Stiennon on Enforcement

Richard Stiennon's blog makes a great point today. He says

"The entire IT security market is focused on protections. This is great as more and more protections by default are deployed. But I believe that enforcement actions must be taken as well. There is some sign that cooperation between enforcement agencies in the UK, Israel, and Russia have been effective. The most important was the breaking up of a ring of cyber-extortionists in 2003 that dramatically slowed the number of DDOS incidents.

As it will be a while before prosperity finds its way to every corner of the globe it is imperative that law enforcement agencies start working together to track down and jail cyber criminals now."

He is completely correct. Remember the risk equation: Risk = Threat x Vulnerability X Cost (of asset).

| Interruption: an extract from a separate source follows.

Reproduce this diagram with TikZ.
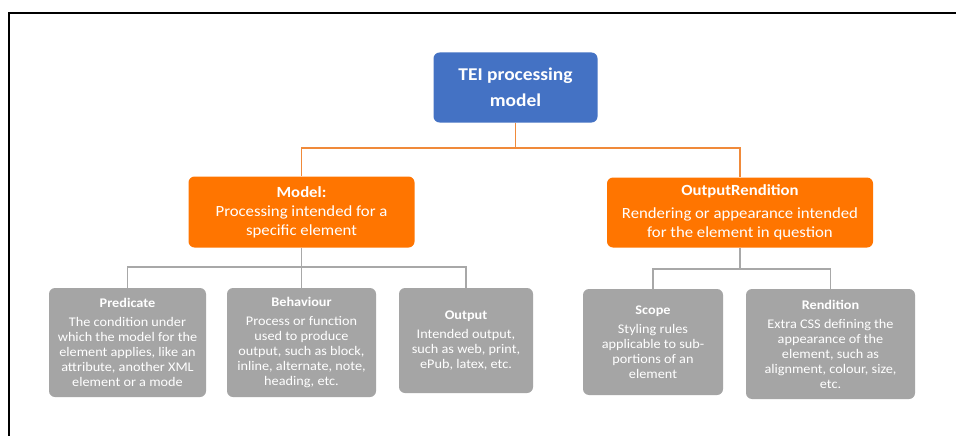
\documentclass[tikz,border=0pt]{standalone}
\usepackage{fontspec}
\setmainfont[FakeStretch=1.08]{Carlito}
\usetikzlibrary{positioning}
\definecolor{teiblue}{HTML}{4472C4}
\definecolor{orangebox}{HTML}{FF7500}
\definecolor{orangeline}{HTML}{F08A3A}
\definecolor{graybox}{HTML}{A5A5A5}
\definecolor{grayline}{HTML}{A8A8A8}
\tikzset{
  base/.style={rounded corners=6pt, inner sep=0pt, align=center, text=white, draw=none},
  topbox/.style={base, fill=teiblue, font=\fontsize{18}{26}\selectfont\bfseries},
  midbox/.style={base, fill=orangebox, font=\fontsize{15.5}{19}\selectfont},
  leafbox/.style={base, fill=graybox, font=\fontsize{13.2}{15}\selectfont},
  oline/.style={orangeline, line width=1.5pt},
  gline/.style={grayline, line width=1.5pt},
}
\begin{document}
\begin{tikzpicture}[x=1pt, y=-1pt]
\useasboundingbox (0,0) rectangle (956,436);
\fill[white] (0,0) rectangle (956,436);
\draw[black, line width=2pt] (9,436) -- (9,13) -- (956,13);

\node[topbox, minimum width=164pt, minimum height=70pt] (tei) at (515.5,87.5) {TEI processing\\model};

\node[midbox, minimum width=226pt, minimum height=71pt] (model) at (301.5,212)
  {\textbf{Model:}\\Processing intended for a\\specific element};
\node[midbox, minimum width=266pt, minimum height=70pt] (outr) at (740,212.5)
  {\textbf{OutputRendition}\\[4pt]Rendering or appearance intended\\for the element in question};

\node[leafbox, minimum width=157pt, minimum height=109pt] (pred) at (127.5,342.5)
  {\textbf{Predicate}\\[4pt]The condition under\\which the model for the\\element applies, like an\\attribute, another XML\\element or a mode};
\node[leafbox, minimum width=149pt, minimum height=109pt] (beh) at (301.5,342.5)
  {\textbf{Behaviour}\\[4pt]Process or function\\used to produce\\output, such as block,\\inline, alternate, note,\\heading, etc.};
\node[leafbox, minimum width=134pt, minimum height=105pt] (out) at (466,340.5)
  {\textbf{Output}\\[4pt]Intended output,\\such as web, print,\\ePub, latex, etc.};
\node[leafbox, minimum width=140pt, minimum height=106pt] (scope) at (653,342)
  {\textbf{Scope}\\[4pt]Styling rules\\applicable to sub-\\portions of an\\element};
\node[leafbox, minimum width=169pt, minimum height=110pt] (rend) at (830.5,344)
  {\textbf{Rendition}\\[4pt]Extra CSS defining the\\appearance of the\\element, such as\\alignment, colour, size,\\etc.};

\coordinate (j1) at (515.5,148);
\coordinate (j2) at (301.5,267);
\coordinate (j3) at (740,269);

\draw[oline] (tei.south) -- (j1) -| (model.north);
\draw[oline] (j1) -| (outr.north);

\draw[gline] (model.south) -- (j2) -| (pred.north);
\draw[gline] (j2) -| (out.north);
\draw[gline] (j2) -- (beh.north);

\draw[gline] (outr.south) -- (j3) -| (scope.north);
\draw[gline] (j3) -| (rend.north);
\end{tikzpicture}
\end{document}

We security practitioners (and our clients) can only really influence the vulnerability aspect of the equation. We can't usually decrease the value of an asset, either. Only those in law enforcement or the military can take direct action against threats. The only real way to eliminate risk is to eliminate the threat. No amount of countermeasures can remove all vulnerabilities and keep a determined adversary from exploiting a target. Making the threat go to zero is the only way to make risk go to zero.

Stiennon also points out a fascinating Privacy Rights Clearinghouse chronology of data breaches since the ChoicePoint incident.

Comments

Anonymous said…
I completely agree. I think there is a fundamental flaw in the way law enforcement approaches cybercrime; that is, they wait for a large company to complain that they lost X thousands of dollars due to hacking/malware and only then will they open an investigation. Most of the time companies are not going to report an outbreak of Mytob or other worms/viruses, so nothing happens on the investigative front. Meanwhile, the situation for everyone gets worse. The cybercriminals certainly see that there are very few prosecutions (and therefore nothing to fear), and the ones we do hear about are most often due to an informant (as in the Sven Jaschen case) or a "clueless-kid" mistake like tagging your release with your domain which is registered with your home address (such as Jeffrey Parson).

There needs to be a law-enforcement task force actively searching for those who write and release malware in the wild, and they should start at the top of the food chain - the ones who are doing it for profit. Oftentimes, through various clues left in the binary and information shared among researchers, we find out the real identity of various malware authors. Yet not a single one of these cases we have passed along has been seriously investigated by law enforcement. This seems to be because no large company has come forward and complained that they lost substantial money due to this malware. Meanwhile these miscreants are free to continue releasing variant after variant, improving their skills and causing increasing damage worldwide. What ever happened to protecting the public?